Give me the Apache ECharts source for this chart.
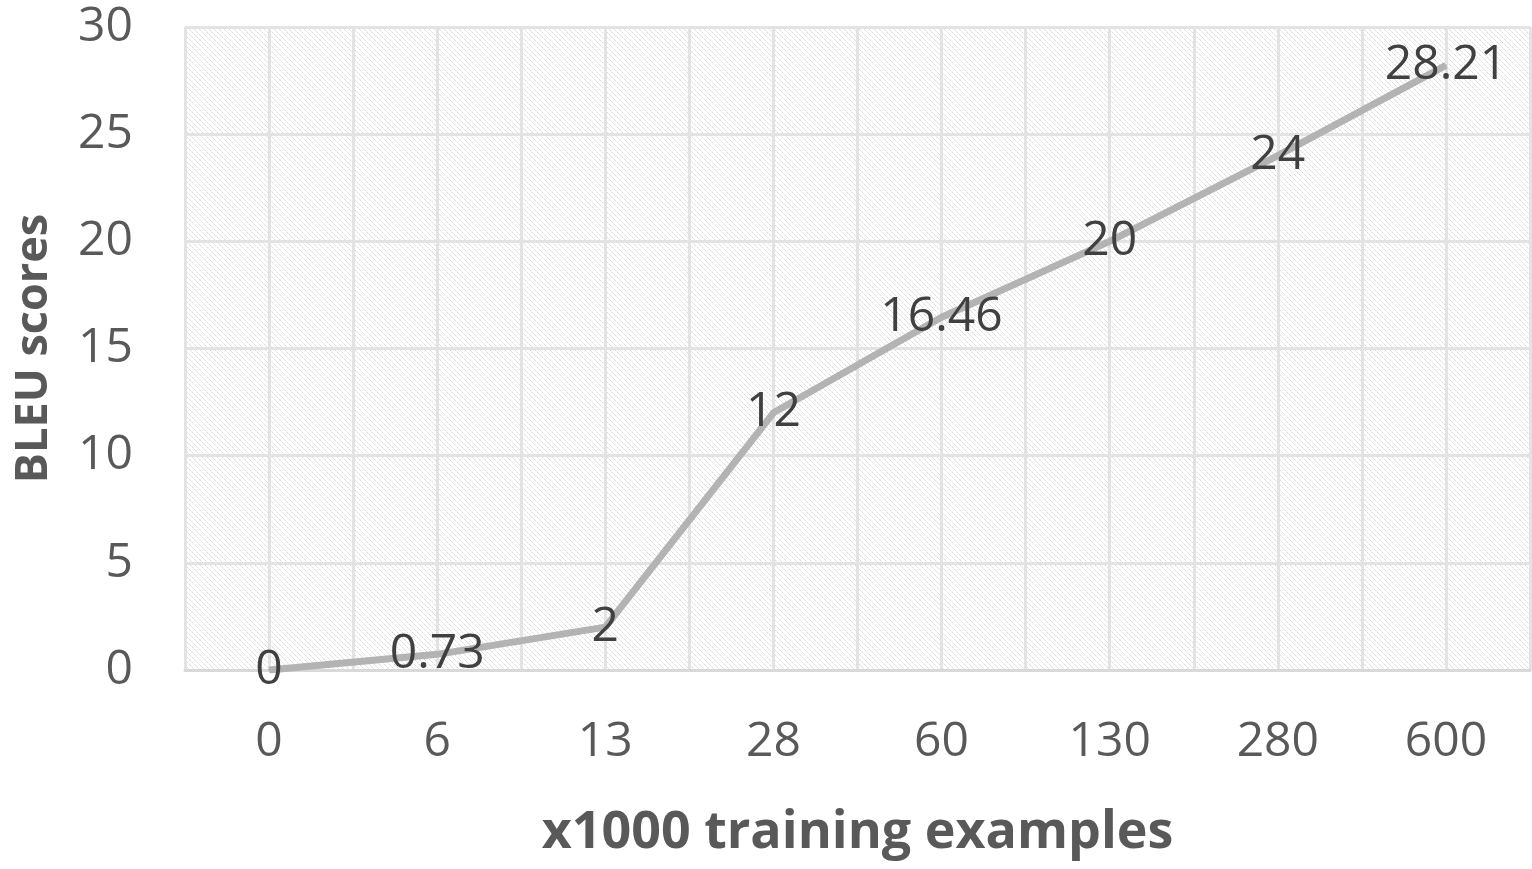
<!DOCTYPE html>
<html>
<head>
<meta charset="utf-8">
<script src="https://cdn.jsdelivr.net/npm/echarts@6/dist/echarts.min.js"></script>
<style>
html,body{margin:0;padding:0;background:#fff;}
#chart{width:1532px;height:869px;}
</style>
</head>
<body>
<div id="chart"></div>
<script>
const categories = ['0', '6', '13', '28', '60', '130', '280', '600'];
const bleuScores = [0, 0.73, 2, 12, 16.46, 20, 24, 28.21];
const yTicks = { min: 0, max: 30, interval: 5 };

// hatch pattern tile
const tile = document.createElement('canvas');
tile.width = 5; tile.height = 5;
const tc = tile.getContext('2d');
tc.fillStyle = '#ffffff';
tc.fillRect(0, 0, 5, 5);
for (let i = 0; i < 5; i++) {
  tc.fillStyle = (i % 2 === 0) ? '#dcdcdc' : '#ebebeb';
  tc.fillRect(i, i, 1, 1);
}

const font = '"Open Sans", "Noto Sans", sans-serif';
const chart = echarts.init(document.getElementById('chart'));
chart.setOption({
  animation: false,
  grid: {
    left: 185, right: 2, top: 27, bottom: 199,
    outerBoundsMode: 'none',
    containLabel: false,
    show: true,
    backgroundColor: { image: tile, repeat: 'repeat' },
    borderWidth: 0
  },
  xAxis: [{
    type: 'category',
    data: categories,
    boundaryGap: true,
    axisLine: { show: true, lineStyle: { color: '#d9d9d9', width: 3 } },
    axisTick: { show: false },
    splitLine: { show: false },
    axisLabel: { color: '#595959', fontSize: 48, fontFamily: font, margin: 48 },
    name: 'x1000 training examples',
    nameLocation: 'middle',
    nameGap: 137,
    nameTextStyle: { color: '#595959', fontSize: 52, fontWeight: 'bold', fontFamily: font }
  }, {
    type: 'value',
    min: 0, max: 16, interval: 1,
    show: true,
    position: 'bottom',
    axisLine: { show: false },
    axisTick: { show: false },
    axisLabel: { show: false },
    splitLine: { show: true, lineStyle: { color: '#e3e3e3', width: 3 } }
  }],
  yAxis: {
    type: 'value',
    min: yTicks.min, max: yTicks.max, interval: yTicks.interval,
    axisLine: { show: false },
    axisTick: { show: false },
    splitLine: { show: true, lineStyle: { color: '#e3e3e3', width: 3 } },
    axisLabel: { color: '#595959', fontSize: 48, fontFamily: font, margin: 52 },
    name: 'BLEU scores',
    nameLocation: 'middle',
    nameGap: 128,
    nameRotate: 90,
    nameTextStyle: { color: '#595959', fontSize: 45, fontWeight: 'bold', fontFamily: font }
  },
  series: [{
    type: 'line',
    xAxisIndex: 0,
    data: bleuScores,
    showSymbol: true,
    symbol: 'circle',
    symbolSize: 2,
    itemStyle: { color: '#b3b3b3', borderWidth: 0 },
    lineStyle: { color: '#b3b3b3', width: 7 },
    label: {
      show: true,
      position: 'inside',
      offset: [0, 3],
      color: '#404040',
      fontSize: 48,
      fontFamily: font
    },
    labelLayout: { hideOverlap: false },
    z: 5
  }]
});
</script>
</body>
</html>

==============================

▸ Instruction
Output exactly the span of lines from the top of the listing through the line holding "30, interval: 5", and leave every picture out.

▸ Worked solution
Give me the Apache ECharts source for this chart.
<!DOCTYPE html>
<html>
<head>
<meta charset="utf-8">
<script src="https://cdn.jsdelivr.net/npm/echarts@6/dist/echarts.min.js"></script>
<style>
html,body{margin:0;padding:0;background:#fff;}
#chart{width:1532px;height:869px;}
</style>
</head>
<body>
<div id="chart"></div>
<script>
const categories = ['0', '6', '13', '28', '60', '130', '280', '600'];
const bleuScores = [0, 0.73, 2, 12, 16.46, 20, 24, 28.21];
const yTicks = { min: 0, max: 30, interval: 5 };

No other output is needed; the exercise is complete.